El ilusionarnos con fantasías de poder, es una de las maneras de ser esclavo.
El desvivirse por acumular dinero, también.
Llenarnos de deudas por buscar placeres, o por ayudar a gente que no se lo merece, también.
Atragantarnos con alimentos y con atributos que no precisamos, es otro mecanismo para tropezar y padecer la impotencia, lo que nos lleva a permanecer atrapados por el EGO.
Porque, en resumen esa es la estrategia del EGO.
Sumergirnos en sentimientos de impotencia, por vivirla o sentirla, lo cual nos abruma y dispara automáticamente los mecanismos del EGO.
O embarcarnos en aventuras para alcanzar un poder más allá del que nos corresponde, por lo cual también terminamos encadenados a los mecanismos del EGO.

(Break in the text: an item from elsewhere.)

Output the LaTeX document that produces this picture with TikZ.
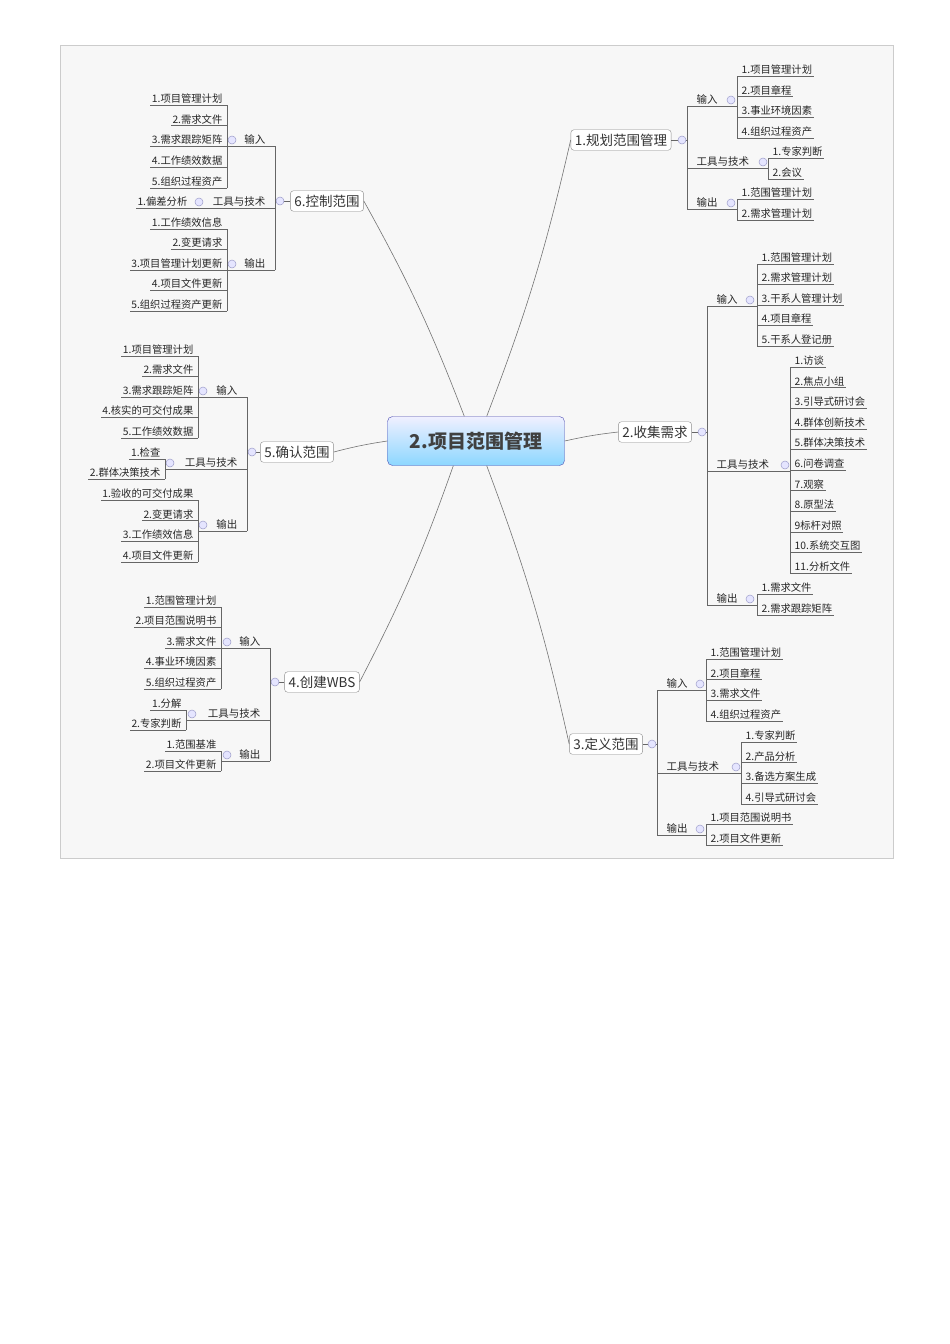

Entonces, se por merma o exceso, al quebrar el límite saludable estamos en el terreno del EGO, en el que somos siempre esclavos.
Encerrados detrás de barrotes invisibles, en la celdita mental.
Acomodados en el sufrimiento, pero temerosos de salir de la zonita de confort.
Impotentes, sin poder.
Entonces, no es Dios (el verdadero) el problema.
Ni las cosas “mundanales”.
El problema somos nosotros, nuestro sometimiento al EGO, adorarlo, preservarlo en un sitial incorrecto desde el cual nos tiene agarrados y amaestrados.
Es hora de descansar de los impulsos por querer dominar todo, o dejarse dominar por todo.
Mejor aprender nuestro real lugar y poder.
Controlar aquello que es plausible.
Disfrutar de lo permitido.
Alejarse de lo prohibido.
Ser solidario, pero también con prudencia.
Ser riguroso, pero son dulzura.
Ser amable, pero estricto.
Ser justo, pero misericordioso.
Amar el mundo, y preservarlo para otros.
Comunicar auténticamente, en vez de cooperar con el enemigo interno o externo.
Erradicar el foco del mal.
Agradecer.
Orar.
Hacer TESHUVÁ, de la sincera y real.
Admitir la impotencia, cuando ésta es real.
Evaporar el EGO.
Despojarse de máscaras que ocultan nuestra cara.
Construir SHALOM.
¿Es tan difícil comprender y vivir así?